No wreath from Borya’s school was laid on his grave. There were no flowers to be had in those days, anyway—all of them had been lavished on the Great Leader. During those terrible days, one other person died, a private death at home—the composer Sergei Prokofiev. This went completely unnoticed.

Of all Ilya’s photographs, only two came out. As he had suspected, the light was insufficient. But apart from the official images of the coffin in the Hall of Columns, which appeared in all the papers, no other photographs of that event existed.

THE LORLs

On Wednesdays, Victor Yulievich would make the rounds of Moscow with the LORLs (as they called themselves) in tow. Like some latter-day Pied Piper blowing on his flute, he would lead them out of their poor, sick time into a world where thought labored and lived, a world of freedom, and music, and the other arts. This is where it had all happened, right here, behind these very windows!

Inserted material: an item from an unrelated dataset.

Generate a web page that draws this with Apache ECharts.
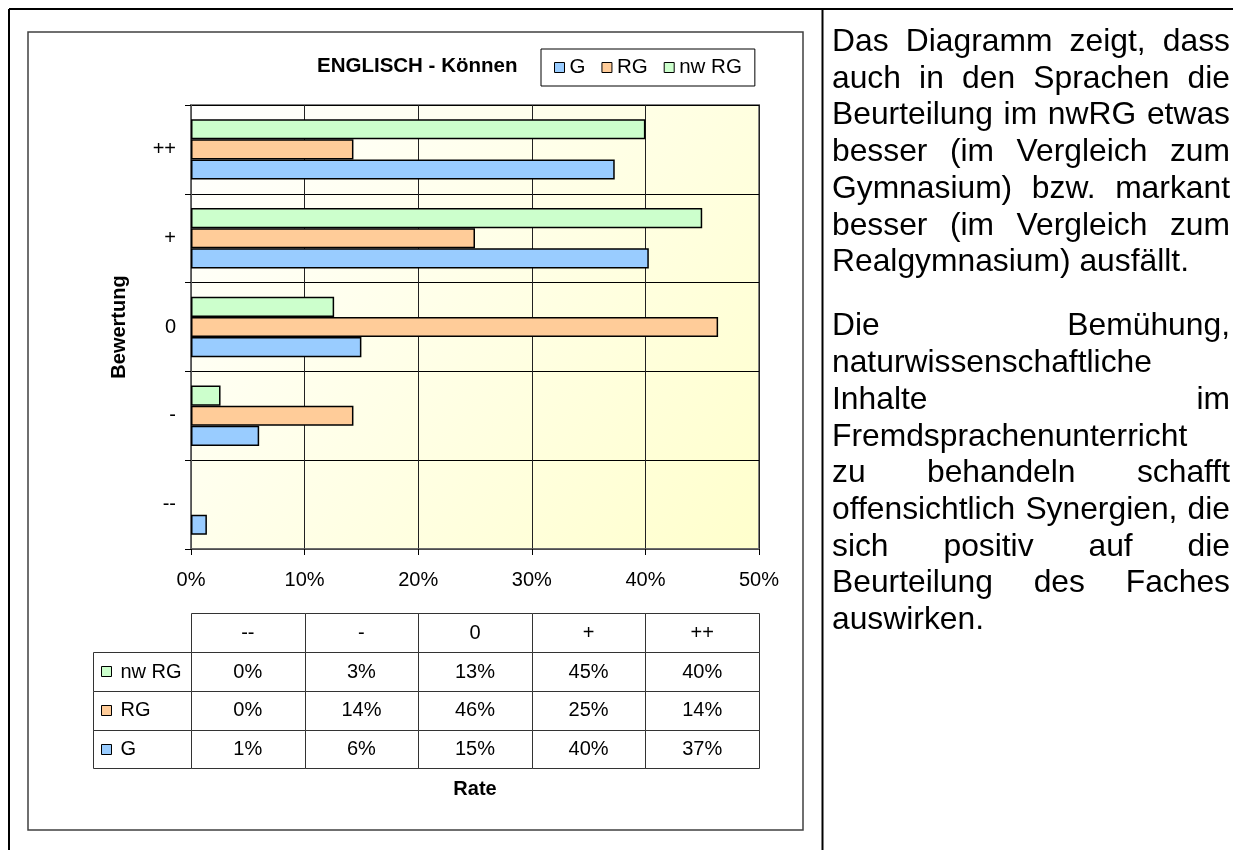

Their peregrinations through literary Moscow had a wonderfully chaotic character. On what was once called Gendrikov Lane, they looked into the courtyard of a building where Mayakovsky was rumored (mistakenly) to have shot himself. From there they walked down Dzerzhinsky Street, formerly Lubyanka, to the Sretensky Gates. This renaming of Moscow streets disturbed Victor Yulievich, and he always called them by their original names when he was with his students.

They walked down the boulevards to Pushkin Square, where their teacher showed them the house of Famusov, and they stopped at all the addresses associated with Alexander Sergeevich Pushkin: the houses of Vyazemsky and Nashchokin, and the house where Yogel’s dancing classes were held. This was where Pushkin had first seen the young Natalia, who would later become his wife.

“Tverskoy is the oldest of the boulevards. At one time it was just called the Boulevard. There was only one. They call it the Boulevard Ring, but there is no ring, and never was. It’s a semicircle. It runs down to the river. All the boulevards are built on the place where the stone walls of Bely Gorod, the White City, once stood.”